Já dizia Karl Marx, há uns 150 anos, que “o homem é produto do meio”, e essa é talvez a maior premissa de “Martha Marcy May Marlene”, longa de estreia do cineasta Sean Durkin e que teve sua première no Festival de Sundance de 2011. O filme conta a história de Martha, que pode ser Marcy May para alguns ou ainda Marlene Lewis para outros. Tudo depende do meio e da situação onde o indivíduo se encontra e tem sua identidade moldada.
Martha é uma jovem infeliz com sua vida tipicamente burguesa. Foge de casa e da família sem dar notícias, rumo a uma espécie de centro de reabilitação alternativo, feito por pessoas que se desassociaram da sociedade e procuram um estilo de vida que não dependa do capitalismo e de seus valores subsequentes, como o individualismo. Todos vivem em harmonia, buscando a auto sustentabilidade e o melhor para o coletivo, liderados pela figura patriarcal de Patrick (o nome não parece ter sido escolhido à toa), uma espécie de Charles Manson mais pacífico.
O choque entre Martha e aquela realidade é nítido. Logo na primeira noite, ela é estuprada por Patrick, mas é instruída por uma das colegas de casa que aquilo era parte de um processo de purificação, que a dor era um bom sinal de limpeza das toxinas que a vida havia lhe dado. A rotina também não é fácil, e inclui trabalhos de manutenção constante da casa e dos suprimentos, sendo a alimentação permitida apenas à noite (mulheres comendo separadamente dos homens, como se fazia em tempos idos). Há ainda uma inclinação anárquica na ideologia daquelas pessoas, e parte do grupo invade casas com frequência, chegando a, até, matar um dos moradores que presenciou a invasão de seu domicílio.
O início do filme revela que a protagonista não se conectou à sua nova vida e decidiu pela fuga. É angustiante ver como ela não se encaixa em contexto algum, pois, após escapar daquele retiro massacrante e ser resgatada pela irmã, Martha veria que não se pode esquecer o passado tão simplesmente, e passa a viver o presente e as lembranças de forma quase indissociável. Aliás, a escolha da linha narrativa por flashbacks durante toda a trama reforça isso de forma elegante e com edição competente, provocando uma confusão intencional no espectador. Elizabeth Olsen estreia com segurança, entregando uma interpretação convincente e, por vezes, surpreendente. A obra é muito bem fotografada em tons vintage e a direção de Durkin é interessante, com alguns ângulos inusitados.

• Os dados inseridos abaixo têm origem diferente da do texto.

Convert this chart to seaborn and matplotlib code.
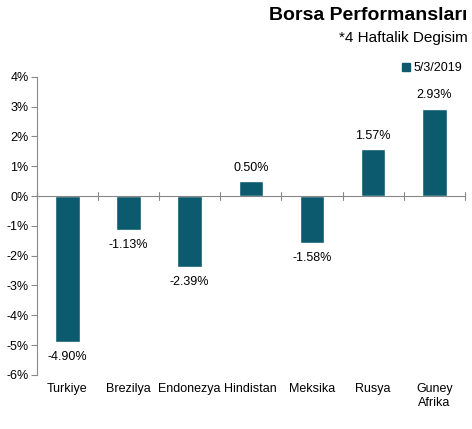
import matplotlib
matplotlib.use("Agg")
import matplotlib.pyplot as plt
import seaborn as sns
import pandas as pd
from matplotlib.patches import Patch

categories = ["Turkiye", "Brezilya", "Endonezya", "Hindistan", "Meksika", "Rusya", "Guney\nAfrika"]
values = [-4.90, -1.13, -2.39, 0.50, -1.58, 1.57, 2.93]
value_labels = ["-4.90%", "-1.13%", "-2.39%", "0.50%", "-1.58%", "1.57%", "2.93%"]
series_name = "5/3/2019"
yticks = [4, 3, 2, 1, 0, -1, -2, -3, -4, -5, -6]

sns.set_theme(style="white")
plt.rcParams['font.family'] = ['Liberation Sans', 'DejaVu Sans']
plt.rcParams['text.color'] = 'black'
plt.rcParams['xtick.color'] = 'black'
plt.rcParams['ytick.color'] = 'black'

color = "#0B5A6E"
df = pd.DataFrame({"cat": categories, "val": values})

fig = plt.figure(figsize=(4.72, 4.29), dpi=100)
ax = fig.add_axes([0.078, 0.126, 0.907, 0.695])
sns.barplot(data=df, x="cat", y="val", color=color, width=0.4, saturation=1, ax=ax)

ax.set_ylim(-6, 4)
ax.set_xlim(-0.5, len(categories) - 0.5)
ax.set_yticks(yticks)
ax.set_yticklabels([f"{t}%" for t in yticks], fontsize=9)
ax.set_xlabel("")
ax.set_ylabel("")
ax.tick_params(axis="x", length=0, pad=6, labelsize=9, labelcolor="black")
ax.tick_params(axis="y", length=4, width=0.8, color="#888888", left=True, pad=2, labelcolor="black")
for s in ["top", "right", "bottom"]:
    ax.spines[s].set_visible(False)
ax.spines["left"].set_color("#888888")
ax.spines["left"].set_linewidth(0.8)
ax.axhline(0, color="#888888", lw=0.8, zorder=1)
for i in range(len(categories) + 1):
    ax.plot([i - 0.5, i - 0.5], [-0.12, 0.12], color="#888888", lw=0.8, clip_on=False)

for i, (v, lab) in enumerate(zip(values, value_labels)):
    if v >= 0:
        ax.text(i, v + 0.25, lab, ha="center", va="bottom", fontsize=9, color="black")
    else:
        ax.text(i, v - 0.3, lab, ha="center", va="top", fontsize=9, color="black")

fig.text(0.99, 0.965, "Borsa Performansları", ha="right", va="center", fontsize=14, fontweight="bold", color="black")
fig.text(0.99, 0.912, "*4 Haftalik Degisim", ha="right", va="center", fontsize=11, color="black")
leg = ax.legend(handles=[Patch(color=color, label=series_name)], loc="lower right",
                bbox_to_anchor=(1.0, 1.0), frameon=False, fontsize=9,
                handlelength=0.6, handleheight=0.6, handletextpad=0.3, borderaxespad=0.1, borderpad=0.1)
for t in leg.get_texts():
    t.set_color("black")

fig.savefig("out.png", dpi=100)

Nesse aspecto, e na distorção do ser humano, é possível traçar um paralelo com o grego “Dente Canino”, só que sem tanta ousadia.
Por sinal, ousadia é uma das faltas mais notáveis, não no roteiro, que é arriscado em suas diversas intenções (seja parecer contar a história de trás pra frente, seja fazer com que tudo aquilo pareçam alucinações de Martha), mas na abordagem de um tema tão interessante. Outra ausência é a de regularidade. O filme conta com momentos de misantropia pura e natural, e outros de metáfora visual precisa, mas o discurso de tom hippie-budista soa forçado em diversas situações e determinadas falas beiram o lugar-comum, causando certa vergonha alheia em quem assiste. Defeitos compreensíveis para um primeiro trabalho, nada que anule o esforço louvável de “Martha Marcy May Marlene” de ser uma obra surpreendente e instigante.